What to work on
Pick out the lines in the listing below that contain the word "chart" and copy them.

Information provided

********

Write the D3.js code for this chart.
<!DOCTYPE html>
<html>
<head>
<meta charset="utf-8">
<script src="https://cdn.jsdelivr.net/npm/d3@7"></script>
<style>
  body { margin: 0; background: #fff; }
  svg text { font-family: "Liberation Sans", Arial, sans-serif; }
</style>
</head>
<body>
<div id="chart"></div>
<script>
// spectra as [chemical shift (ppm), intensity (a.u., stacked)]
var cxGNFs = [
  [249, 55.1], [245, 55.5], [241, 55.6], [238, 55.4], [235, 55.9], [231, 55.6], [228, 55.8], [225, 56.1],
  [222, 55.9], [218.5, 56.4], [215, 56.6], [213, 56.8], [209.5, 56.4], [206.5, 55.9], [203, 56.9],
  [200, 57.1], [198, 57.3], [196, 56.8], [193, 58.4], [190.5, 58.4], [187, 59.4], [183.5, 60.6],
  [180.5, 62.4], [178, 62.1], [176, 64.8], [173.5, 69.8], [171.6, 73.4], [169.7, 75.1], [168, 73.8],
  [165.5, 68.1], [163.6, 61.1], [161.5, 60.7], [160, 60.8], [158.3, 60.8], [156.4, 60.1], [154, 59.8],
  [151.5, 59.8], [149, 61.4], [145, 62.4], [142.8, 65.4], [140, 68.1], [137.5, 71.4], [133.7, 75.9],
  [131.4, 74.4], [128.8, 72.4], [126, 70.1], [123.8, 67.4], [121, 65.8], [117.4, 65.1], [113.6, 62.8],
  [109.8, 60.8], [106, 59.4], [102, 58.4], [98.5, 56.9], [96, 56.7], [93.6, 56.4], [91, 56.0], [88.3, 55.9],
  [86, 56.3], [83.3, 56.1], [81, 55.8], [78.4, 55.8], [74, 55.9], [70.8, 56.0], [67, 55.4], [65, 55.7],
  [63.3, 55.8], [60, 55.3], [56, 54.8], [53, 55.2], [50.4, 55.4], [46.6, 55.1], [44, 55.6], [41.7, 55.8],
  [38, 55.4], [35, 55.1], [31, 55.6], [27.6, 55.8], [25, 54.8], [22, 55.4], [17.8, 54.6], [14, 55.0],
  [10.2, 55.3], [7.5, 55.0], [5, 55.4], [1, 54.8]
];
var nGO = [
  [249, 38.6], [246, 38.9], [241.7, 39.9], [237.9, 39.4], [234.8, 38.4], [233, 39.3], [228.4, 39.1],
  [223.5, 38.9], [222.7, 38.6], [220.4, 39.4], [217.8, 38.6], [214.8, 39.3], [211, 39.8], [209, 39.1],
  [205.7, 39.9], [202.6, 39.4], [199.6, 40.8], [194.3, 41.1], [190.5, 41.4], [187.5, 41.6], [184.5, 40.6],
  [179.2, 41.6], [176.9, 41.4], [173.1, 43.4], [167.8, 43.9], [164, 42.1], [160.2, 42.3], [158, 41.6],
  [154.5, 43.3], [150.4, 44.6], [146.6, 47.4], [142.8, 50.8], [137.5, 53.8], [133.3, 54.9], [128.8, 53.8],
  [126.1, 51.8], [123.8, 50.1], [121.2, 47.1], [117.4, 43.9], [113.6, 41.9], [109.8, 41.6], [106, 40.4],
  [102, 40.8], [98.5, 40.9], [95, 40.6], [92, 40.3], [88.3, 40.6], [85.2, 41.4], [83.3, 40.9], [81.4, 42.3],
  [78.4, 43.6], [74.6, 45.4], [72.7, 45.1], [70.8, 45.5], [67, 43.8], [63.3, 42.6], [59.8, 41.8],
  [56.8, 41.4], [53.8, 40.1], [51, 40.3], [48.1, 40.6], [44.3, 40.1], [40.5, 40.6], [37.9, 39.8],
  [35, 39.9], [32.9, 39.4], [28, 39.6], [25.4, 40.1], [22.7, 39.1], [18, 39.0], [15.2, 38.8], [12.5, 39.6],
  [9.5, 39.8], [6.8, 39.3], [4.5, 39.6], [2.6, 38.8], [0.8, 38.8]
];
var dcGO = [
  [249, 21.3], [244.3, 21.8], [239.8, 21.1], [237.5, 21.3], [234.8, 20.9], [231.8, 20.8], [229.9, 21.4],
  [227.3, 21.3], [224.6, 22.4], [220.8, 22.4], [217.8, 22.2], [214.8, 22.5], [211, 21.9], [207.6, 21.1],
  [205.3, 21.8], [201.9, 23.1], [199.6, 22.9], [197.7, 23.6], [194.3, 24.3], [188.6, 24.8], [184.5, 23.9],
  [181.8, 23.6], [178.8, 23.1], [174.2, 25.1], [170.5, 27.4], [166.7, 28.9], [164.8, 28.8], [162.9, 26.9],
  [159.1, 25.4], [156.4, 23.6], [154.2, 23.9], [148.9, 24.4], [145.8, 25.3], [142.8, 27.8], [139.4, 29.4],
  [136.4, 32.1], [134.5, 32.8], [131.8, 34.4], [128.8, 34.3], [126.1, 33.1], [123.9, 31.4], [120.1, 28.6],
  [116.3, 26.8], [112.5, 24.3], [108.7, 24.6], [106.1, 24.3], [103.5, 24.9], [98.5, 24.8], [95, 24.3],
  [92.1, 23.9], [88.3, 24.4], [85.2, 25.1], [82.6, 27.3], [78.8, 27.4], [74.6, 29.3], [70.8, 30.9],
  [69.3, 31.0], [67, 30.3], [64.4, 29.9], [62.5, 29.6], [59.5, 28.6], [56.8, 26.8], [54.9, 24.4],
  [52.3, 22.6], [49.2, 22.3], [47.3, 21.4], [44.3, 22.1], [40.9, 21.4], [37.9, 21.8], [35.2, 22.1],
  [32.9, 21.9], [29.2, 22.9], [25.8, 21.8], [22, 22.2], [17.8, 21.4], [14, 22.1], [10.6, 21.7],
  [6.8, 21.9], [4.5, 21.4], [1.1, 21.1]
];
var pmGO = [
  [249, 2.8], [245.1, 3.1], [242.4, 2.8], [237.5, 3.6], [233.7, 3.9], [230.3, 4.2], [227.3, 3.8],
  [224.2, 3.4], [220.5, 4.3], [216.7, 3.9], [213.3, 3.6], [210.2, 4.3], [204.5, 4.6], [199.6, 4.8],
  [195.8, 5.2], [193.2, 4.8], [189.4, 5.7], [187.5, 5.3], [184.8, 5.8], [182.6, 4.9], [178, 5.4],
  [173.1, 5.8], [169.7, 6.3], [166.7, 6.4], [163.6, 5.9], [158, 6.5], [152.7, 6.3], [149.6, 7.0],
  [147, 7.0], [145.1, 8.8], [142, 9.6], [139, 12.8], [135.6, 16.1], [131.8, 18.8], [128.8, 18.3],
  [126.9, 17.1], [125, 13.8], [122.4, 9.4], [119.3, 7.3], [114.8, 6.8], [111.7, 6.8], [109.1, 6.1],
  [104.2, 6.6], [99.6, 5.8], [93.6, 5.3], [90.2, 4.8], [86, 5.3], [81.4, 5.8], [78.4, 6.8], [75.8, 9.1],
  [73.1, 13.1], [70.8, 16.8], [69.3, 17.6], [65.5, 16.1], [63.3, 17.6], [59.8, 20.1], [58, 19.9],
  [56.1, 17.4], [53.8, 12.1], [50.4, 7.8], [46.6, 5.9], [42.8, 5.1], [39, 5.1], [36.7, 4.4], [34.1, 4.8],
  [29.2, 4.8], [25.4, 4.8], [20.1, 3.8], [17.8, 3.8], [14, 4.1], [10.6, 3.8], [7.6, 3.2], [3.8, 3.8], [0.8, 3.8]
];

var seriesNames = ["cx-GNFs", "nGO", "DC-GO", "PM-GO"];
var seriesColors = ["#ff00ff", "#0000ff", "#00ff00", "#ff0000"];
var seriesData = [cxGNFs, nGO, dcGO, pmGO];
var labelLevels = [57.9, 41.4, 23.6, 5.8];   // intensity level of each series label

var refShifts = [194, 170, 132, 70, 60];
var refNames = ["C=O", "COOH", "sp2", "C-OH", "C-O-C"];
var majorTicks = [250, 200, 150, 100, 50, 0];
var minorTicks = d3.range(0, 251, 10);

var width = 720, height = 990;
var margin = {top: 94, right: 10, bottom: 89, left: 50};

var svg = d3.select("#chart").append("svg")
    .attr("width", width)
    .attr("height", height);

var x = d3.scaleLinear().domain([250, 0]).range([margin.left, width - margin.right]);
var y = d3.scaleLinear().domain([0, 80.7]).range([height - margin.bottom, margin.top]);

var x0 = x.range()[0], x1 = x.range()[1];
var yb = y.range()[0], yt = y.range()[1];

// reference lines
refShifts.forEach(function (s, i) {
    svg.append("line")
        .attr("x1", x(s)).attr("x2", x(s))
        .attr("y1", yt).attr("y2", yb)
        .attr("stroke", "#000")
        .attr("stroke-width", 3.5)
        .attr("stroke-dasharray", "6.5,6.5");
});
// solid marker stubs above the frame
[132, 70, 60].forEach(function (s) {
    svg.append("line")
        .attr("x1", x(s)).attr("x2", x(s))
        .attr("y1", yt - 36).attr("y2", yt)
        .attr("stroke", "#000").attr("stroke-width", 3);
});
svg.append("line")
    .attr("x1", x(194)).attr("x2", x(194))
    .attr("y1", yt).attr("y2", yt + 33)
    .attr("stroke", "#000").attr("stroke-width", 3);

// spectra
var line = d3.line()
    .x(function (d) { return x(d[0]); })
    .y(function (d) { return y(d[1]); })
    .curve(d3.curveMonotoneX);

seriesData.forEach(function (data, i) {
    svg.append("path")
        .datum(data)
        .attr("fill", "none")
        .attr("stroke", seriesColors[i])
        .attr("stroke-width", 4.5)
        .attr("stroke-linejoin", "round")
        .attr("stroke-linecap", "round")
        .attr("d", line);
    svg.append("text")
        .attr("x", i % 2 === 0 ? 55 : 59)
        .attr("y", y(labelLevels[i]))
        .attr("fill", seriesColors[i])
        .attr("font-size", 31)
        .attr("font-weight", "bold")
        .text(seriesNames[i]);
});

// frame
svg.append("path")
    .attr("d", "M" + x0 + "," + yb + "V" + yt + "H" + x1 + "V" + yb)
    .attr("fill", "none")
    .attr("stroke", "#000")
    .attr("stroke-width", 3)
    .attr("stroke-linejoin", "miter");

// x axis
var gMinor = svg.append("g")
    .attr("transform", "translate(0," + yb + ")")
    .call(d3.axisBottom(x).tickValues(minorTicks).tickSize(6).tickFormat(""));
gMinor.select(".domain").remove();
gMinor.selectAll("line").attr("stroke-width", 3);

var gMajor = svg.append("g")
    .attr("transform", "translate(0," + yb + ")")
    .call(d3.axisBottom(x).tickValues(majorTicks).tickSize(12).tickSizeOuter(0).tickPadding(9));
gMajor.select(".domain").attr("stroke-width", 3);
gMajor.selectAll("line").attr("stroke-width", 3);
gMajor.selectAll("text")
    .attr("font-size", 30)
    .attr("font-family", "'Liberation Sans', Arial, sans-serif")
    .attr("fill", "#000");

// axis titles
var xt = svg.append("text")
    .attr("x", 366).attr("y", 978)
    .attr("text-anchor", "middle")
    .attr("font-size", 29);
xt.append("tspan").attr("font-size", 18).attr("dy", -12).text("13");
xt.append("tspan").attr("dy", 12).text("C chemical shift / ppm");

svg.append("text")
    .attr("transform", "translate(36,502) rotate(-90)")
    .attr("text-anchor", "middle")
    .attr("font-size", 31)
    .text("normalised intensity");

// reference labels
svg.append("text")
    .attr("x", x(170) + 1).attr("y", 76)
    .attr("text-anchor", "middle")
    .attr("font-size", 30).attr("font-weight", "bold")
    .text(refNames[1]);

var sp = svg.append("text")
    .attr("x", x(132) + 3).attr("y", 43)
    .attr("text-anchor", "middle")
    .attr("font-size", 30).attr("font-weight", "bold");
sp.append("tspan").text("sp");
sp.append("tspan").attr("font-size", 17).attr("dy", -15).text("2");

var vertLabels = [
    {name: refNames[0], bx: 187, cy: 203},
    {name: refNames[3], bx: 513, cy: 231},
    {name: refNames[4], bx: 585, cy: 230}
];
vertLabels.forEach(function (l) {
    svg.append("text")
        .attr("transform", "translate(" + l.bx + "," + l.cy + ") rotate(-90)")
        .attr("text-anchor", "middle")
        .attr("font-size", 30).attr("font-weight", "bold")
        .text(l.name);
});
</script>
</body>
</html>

********

Solution
Write the D3.js code for this chart.
<div id="chart"></div>
var svg = d3.select("#chart").append("svg")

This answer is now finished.